Tuesday, September 13, 2016
Ipso, MPs and some early day notions
Ipso,
Another day, another regulator. The names change, the stories come in anew. But the one thing guaranteed to stay the same: MPs will reach for the cliché drawer and brand the watchdog “toothless”.
It happened again a few hours ago when Sir Alan Moses appeared before the Commons culture, media and sport select committee.
MPs wanted to know why Ipso, set up two years ago after the Leveson inquiry, had not fined any newspaper it found to be in breach of its rules.
They also couldn’t understand why it had not insisted on equal prominence for corrections of dodgy headlines and why no-one had bothered to call the whistleblower’s hotline it set up for disgruntled staff with issues about what is expected of them.
Now, it may just be me but, reading through the ever-growing archive of complaints adjudications, I’d be hard pushed to find one worthy of a financial sanction, equally hard-pushed to find a breach so bad it warranted a splash apology and can’t realistically envisage many circumstances thus far when anyone would phone the hotline.
On the last point, I’m not suggesting there has never been any justification for such a call in the past two years, although I hope not. It’s just that, in the main, I think it’s something most journalists would have a problem with.

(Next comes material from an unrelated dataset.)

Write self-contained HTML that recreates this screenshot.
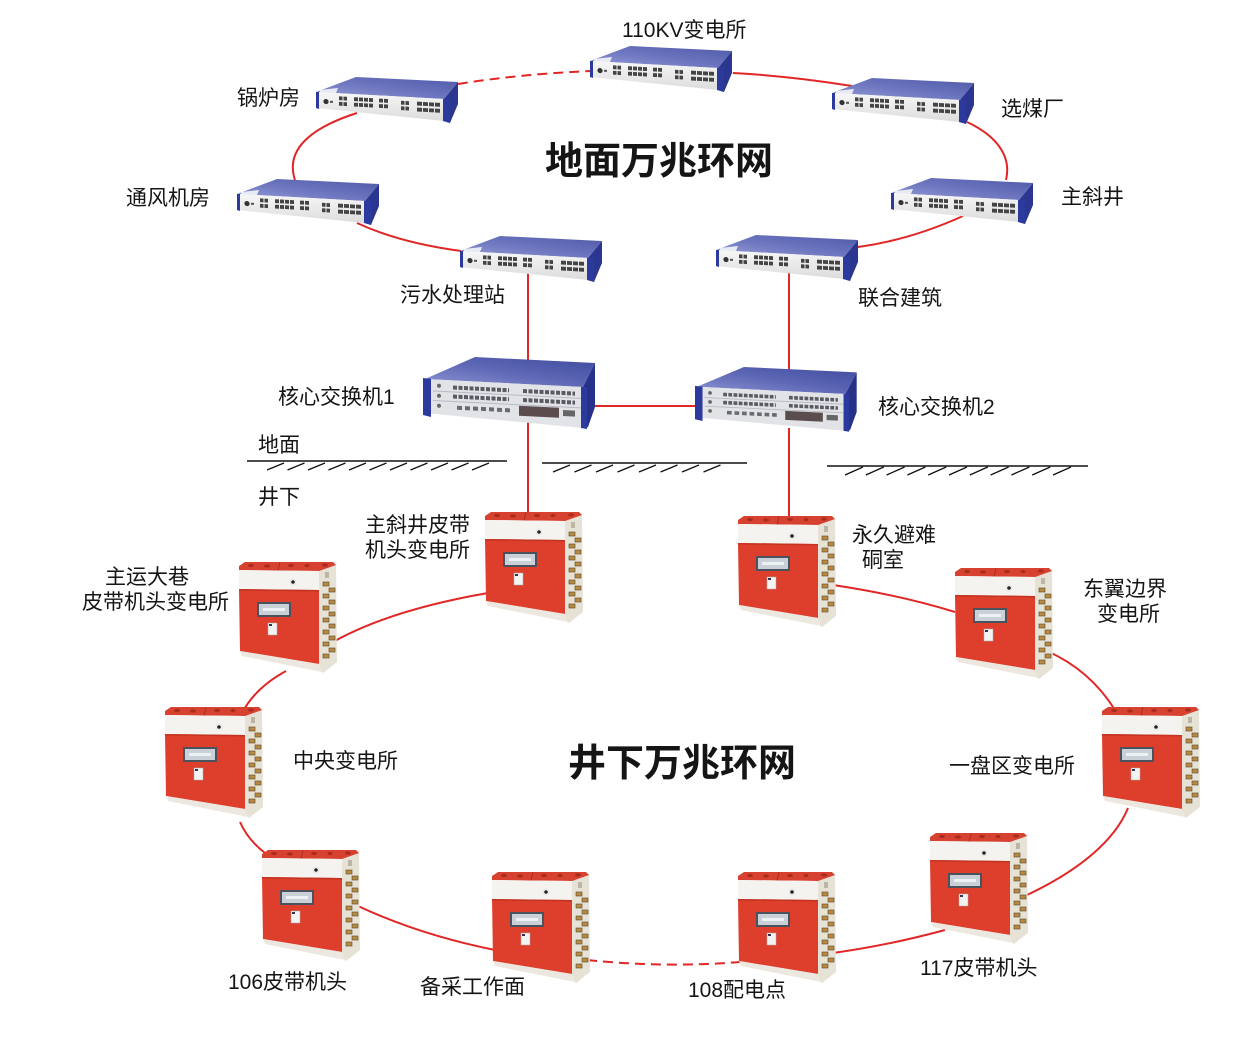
<!DOCTYPE html>
<html><head><meta charset="utf-8"><style>
html,body{margin:0;padding:0;background:#fff;}
svg{display:block;}
text{font-family:"Liberation Sans","Noto Sans CJK SC",sans-serif;fill:#151515;}
.lb{font-size:21px;}
.tt{font-size:38px;font-weight:bold;}
</style></head><body>
<svg width="1257" height="1047" viewBox="0 0 1257 1047" xmlns="http://www.w3.org/2000/svg">
<defs>
 <linearGradient id="swTop" x1="0" y1="1" x2="1" y2="0">
  <stop offset="0" stop-color="#9aa1da"/><stop offset="0.45" stop-color="#6f78c0"/><stop offset="1" stop-color="#4d58a8"/>
 </linearGradient>
 <linearGradient id="swFront" x1="0" y1="0" x2="0" y2="1">
  <stop offset="0" stop-color="#f7f7f7"/><stop offset="1" stop-color="#dcdcdc"/>
 </linearGradient>
 <linearGradient id="coreTop" x1="0" y1="1" x2="1" y2="0">
  <stop offset="0" stop-color="#8f97d4"/><stop offset="0.5" stop-color="#5d67b5"/><stop offset="1" stop-color="#3e4a9e"/>
 </linearGradient>
 <g id="sw">
  <polygon points="40,0 142,5 128,22 0,15" fill="url(#swTop)"/>
  <polygon points="4,13 22,11 20,16 4,16" fill="#e8eaf4"/>
  <polygon points="142,5 142,27 134,46 128,44 128,22" fill="#2b3690"/>
  <polygon points="0,15 128,22 128,44 0,31" fill="url(#swFront)"/>
  <polygon points="0,15 3,15 3,32 0,31" fill="#2b3a9c"/>
  <polygon points="127,22 134,22 134,46 127,44" fill="#2b3a9c"/>
  <g transform="matrix(1,0.055,0,1,0,0)">
   <circle cx="10" cy="24" r="2.6" fill="#333"/>
   <rect x="14" y="23" width="3" height="2" fill="#555"/>
   <g stroke="#444" stroke-width="3.8">
    <line x1="23" y1="20" x2="31" y2="20" stroke-dasharray="3.5 1"/>
    <line x1="23" y1="25.5" x2="31" y2="25.5" stroke-dasharray="3.5 1"/>
    <line x1="38" y1="20" x2="57" y2="20" stroke-dasharray="4 1"/>
    <line x1="38" y1="25.5" x2="57" y2="25.5" stroke-dasharray="4 1"/>
    <line x1="63" y1="20" x2="72" y2="20" stroke-dasharray="4 1"/>
    <line x1="63" y1="25.5" x2="72" y2="25.5" stroke-dasharray="4 1"/>
    <line x1="85" y1="21" x2="93" y2="21" stroke-dasharray="3.5 1"/>
    <line x1="85" y1="26.5" x2="93" y2="26.5" stroke-dasharray="3.5 1"/>
    <line x1="101" y1="21" x2="125" y2="21" stroke-dasharray="5 1"/>
    <line x1="101" y1="27" x2="125" y2="27" stroke-dasharray="5 1"/>
   </g>
  </g>
 </g>
 <g id="core">
  <polygon points="52,0 172,6 160,30 2,22" fill="url(#coreTop)"/>
  <polygon points="172,6 172,50 165,70 160,71 160,30" fill="#26318a"/>
  <polygon points="2,22 160,30 160,71 2,56" fill="#e2e3e7"/>
  <polygon points="0,21 8,22 8,60 0,58" fill="#2c3a9e"/>
  <polygon points="158,30 164,30 164,72 158,71" fill="#2c3a9e"/>
  <g transform="matrix(1,0.05,0,1,0,0)">
   <line x1="10" y1="33.5" x2="158" y2="33.5" stroke="#b8bac4" stroke-width="1"/>
   <line x1="10" y1="43" x2="158" y2="43" stroke="#b8bac4" stroke-width="1"/>
   <circle cx="16" cy="28" r="2" fill="#666"/>
   <circle cx="16" cy="38" r="2" fill="#666"/>
   <circle cx="16" cy="48" r="2" fill="#666"/>
   <g stroke="#5a5a62" stroke-width="4">
    <line x1="30" y1="29" x2="86" y2="29" stroke-dasharray="4 1.5"/>
    <line x1="100" y1="29" x2="152" y2="29" stroke-dasharray="4 1.5"/>
    <line x1="30" y1="38" x2="86" y2="38" stroke-dasharray="4 1.5"/>
    <line x1="100" y1="38" x2="152" y2="38" stroke-dasharray="4 1.5"/>
    <line x1="34" y1="49" x2="88" y2="49" stroke-dasharray="5 3" stroke="#6a6a72"/>
   </g>
   <rect x="96" y="44" width="40" height="10" fill="#5b4c4e"/>
   <rect x="140" y="46" width="12" height="6" fill="#666"/>
  </g>
 </g>
 <g id="cab">
  <polygon points="80,8 97,2 98,100 84,111 80,108" fill="#e7e2d6"/>
  <g fill="#b48a45" stroke="#5e4620" stroke-width="0.6">
   <rect x="84" y="20" width="6" height="4"/><rect x="90" y="26" width="6" height="4"/>
   <rect x="84" y="32" width="6" height="4"/><rect x="90" y="38" width="6" height="4"/>
   <rect x="84" y="44" width="6" height="4"/><rect x="90" y="50" width="6" height="4"/>
   <rect x="84" y="56" width="6" height="4"/><rect x="90" y="62" width="6" height="4"/>
   <rect x="84" y="68" width="6" height="4"/><rect x="90" y="74" width="6" height="4"/>
   <rect x="84" y="80" width="6" height="4"/><rect x="90" y="86" width="6" height="4"/>
   <rect x="84" y="92" width="6" height="4"/>
  </g>
  <rect x="86" y="10" width="4" height="6" fill="#bdb6a8"/>
  <polygon points="0,4 6,0 94,0 97,3 80,9 0,8" fill="#d7412f"/>
  <line x1="41" y1="0.5" x2="39" y2="8.5" stroke="#9e2a1e" stroke-width="0.8"/>
  <g fill="#a92c1f">
   <ellipse cx="12" cy="3.5" rx="3" ry="1.6"/><ellipse cx="28" cy="4" rx="3" ry="1.6"/>
   <ellipse cx="52" cy="3.5" rx="3" ry="1.6"/><ellipse cx="68" cy="3.5" rx="2.5" ry="1.6"/>
   <ellipse cx="86" cy="3" rx="3" ry="1.6"/>
  </g>
  <polygon points="0,8 80,9 80,28 0,27" fill="#f5f3ef"/>
  <circle cx="54" cy="20" r="3" fill="#fff" stroke="#ccc" stroke-width="0.5"/>
  <circle cx="54" cy="20" r="1.8" fill="#222"/>
  <polygon points="0,27 80,28 80,102 1,89" fill="#dd3f2c"/>
  <polygon points="0,27 80,28 80,29.5 0,28.5" fill="#c23322"/>
  <polygon points="1,89 80,102 83,110 3,94" fill="#ece8e0"/>
  <rect x="18" y="40" width="34" height="15" fill="#4a525e"/>
  <rect x="20" y="42" width="30" height="11" fill="#c9d0d7"/>
  <rect x="24" y="46" width="22" height="3" fill="#eef1f4"/>
  <rect x="29" y="61" width="9" height="12" fill="#f3f3f3" stroke="#aaa" stroke-width="0.5"/>
  <rect x="30" y="62" width="3" height="2" fill="#335"/>
 </g>
</defs>

<rect width="1257" height="1047" fill="#fff"/>

<!-- Connection lines -->
<g fill="none" stroke="#e12626" stroke-width="2">
 <path d="M458,84 Q520,74 592,71" stroke-dasharray="10 6"/>
 <path d="M733,73 Q790,76 852,86"/>
 <path d="M357,113 C310,128 285,150 295,180"/>
 <path d="M357,223 Q400,243 461,251"/>
 <path d="M967,122 C995,135 1012,155 1006,180"/>
 <path d="M963,216 Q910,240 858,247"/>
 <path d="M528,270 L528,362"/>
 <path d="M789,268 L789,370"/>
 <path d="M592,406 L698,406"/>
 <path d="M528,420 L528,516"/>
 <path d="M789,428 L789,522"/>
 <path d="M488,593 Q390,610 333,642"/>
 <path d="M286,671 Q255,688 242,713"/>
 <path d="M240,822 Q248,840 265,853"/>
 <path d="M358,906 Q420,935 495,950"/>
 <path d="M587,960 Q665,968 740,962" stroke-dasharray="10 6"/>
 <path d="M833,953 Q890,945 945,930"/>
 <path d="M1027,895 C1080,870 1115,840 1128,808"/>
 <path d="M1115,710 Q1090,670 1047,651"/>
 <path d="M955,612 Q900,595 833,585"/>
</g>

<!-- Ground lines -->
<g stroke="#111" fill="none">
 <line x1="247" y1="461" x2="507" y2="461" stroke-width="1.6"/>
 <line x1="542" y1="463" x2="747" y2="463" stroke-width="1.6"/>
 <line x1="827" y1="466" x2="1088" y2="466" stroke-width="1.6"/>
 <path stroke-width="1.3" d="M267 470l17-7M287.5 470l17-7M308 470l17-7M328.5 470l17-7M349 470l17-7M369.5 470l17-7M390 470l17-7M410.5 470l17-7M431 470l17-7M451.5 470l17-7M472 470l17-7"/>
 <path stroke-width="1.3" d="M553 472l17-7M574.5 472l17-7M596 472l17-7M617.5 472l17-7M639 472l17-7M660.5 472l17-7M682 472l17-7M703.5 472l17-7"/>
 <path stroke-width="1.3" d="M845 475l18-8M865.8 475l18-8M886.6 475l18-8M907.4 475l18-8M928.2 475l18-8M949 475l18-8M969.8 475l18-8M990.6 475l18-8M1011.4 475l18-8M1032.2 475l18-8M1053 475l18-8"/>
</g>

<!-- Switches -->
<use href="#sw" x="590" y="46"/>
<use href="#sw" x="316" y="77"/>
<use href="#sw" x="832" y="78"/>
<use href="#sw" x="891" y="178"/>
<use href="#sw" x="716" y="235"/>
<use href="#sw" x="237" y="179"/>
<use href="#sw" x="460" y="236"/>

<!-- Core switches -->
<use href="#core" transform="translate(423,357)"/>
<use href="#core" transform="translate(695,367) scale(0.94,0.9)"/>

<!-- Cabinets -->
<use href="#cab" x="485" y="512"/>
<use href="#cab" x="738" y="516"/>
<use href="#cab" x="239" y="562"/>
<use href="#cab" x="165" y="707"/>
<use href="#cab" x="262" y="850"/>
<use href="#cab" x="492" y="872"/>
<use href="#cab" x="738" y="872"/>
<use href="#cab" x="930" y="833"/>
<use href="#cab" x="1102" y="707"/>
<use href="#cab" x="955" y="568"/>

<!-- Titles -->
<text class="tt" x="545" y="174">地面万兆环网</text>
<text class="tt" x="568" y="776">井下万兆环网</text>

<!-- Labels -->
<text class="lb" x="622" y="37">110KV变电所</text>
<text class="lb" x="237" y="105">锅炉房</text>
<text class="lb" x="1001" y="116">选煤厂</text>
<text class="lb" x="126" y="205">通风机房</text>
<text class="lb" x="1061" y="204">主斜井</text>
<text class="lb" x="400" y="302">污水处理站</text>
<text class="lb" x="858" y="305">联合建筑</text>
<text class="lb" x="278" y="404">核心交换机1</text>
<text class="lb" x="878" y="414">核心交换机2</text>
<text class="lb" x="258" y="452">地面</text>
<text class="lb" x="258" y="504">井下</text>
<text class="lb" x="365" y="532">主斜井皮带</text>
<text class="lb" x="365" y="557">机头变电所</text>
<text class="lb" x="105" y="584">主运大巷</text>
<text class="lb" x="82" y="609">皮带机头变电所</text>
<text class="lb" x="293" y="768">中央变电所</text>
<text class="lb" x="228" y="989">106皮带机头</text>
<text class="lb" x="420" y="994">备采工作面</text>
<text class="lb" x="688" y="997">108配电点</text>
<text class="lb" x="920" y="975">117皮带机头</text>
<text class="lb" x="949" y="773">一盘区变电所</text>
<text class="lb" x="1083" y="596">东翼边界</text>
<text class="lb" x="1097" y="621">变电所</text>
<text class="lb" x="852" y="542">永久避难</text>
<text class="lb" x="862" y="567">硐室</text>
</svg>
</body></html>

What I wouldn’t want to see is any regulator feeling pushed into a position where it felt it needed a scalp or two to feel properly blooded. It’s early days, the changes to the culture of certain newsrooms is palpable at the ground level and I sense a strong feeling among those at the top that they don’t want Ipso on their case lest it can be avoided.
That can have as much to do with the Leveson legacy as anything else but, for the moment, it exists. And while it does, there’ll be little to seriously test a fledgling watchdog. Early days. Methinks the MPs were questioning in haste.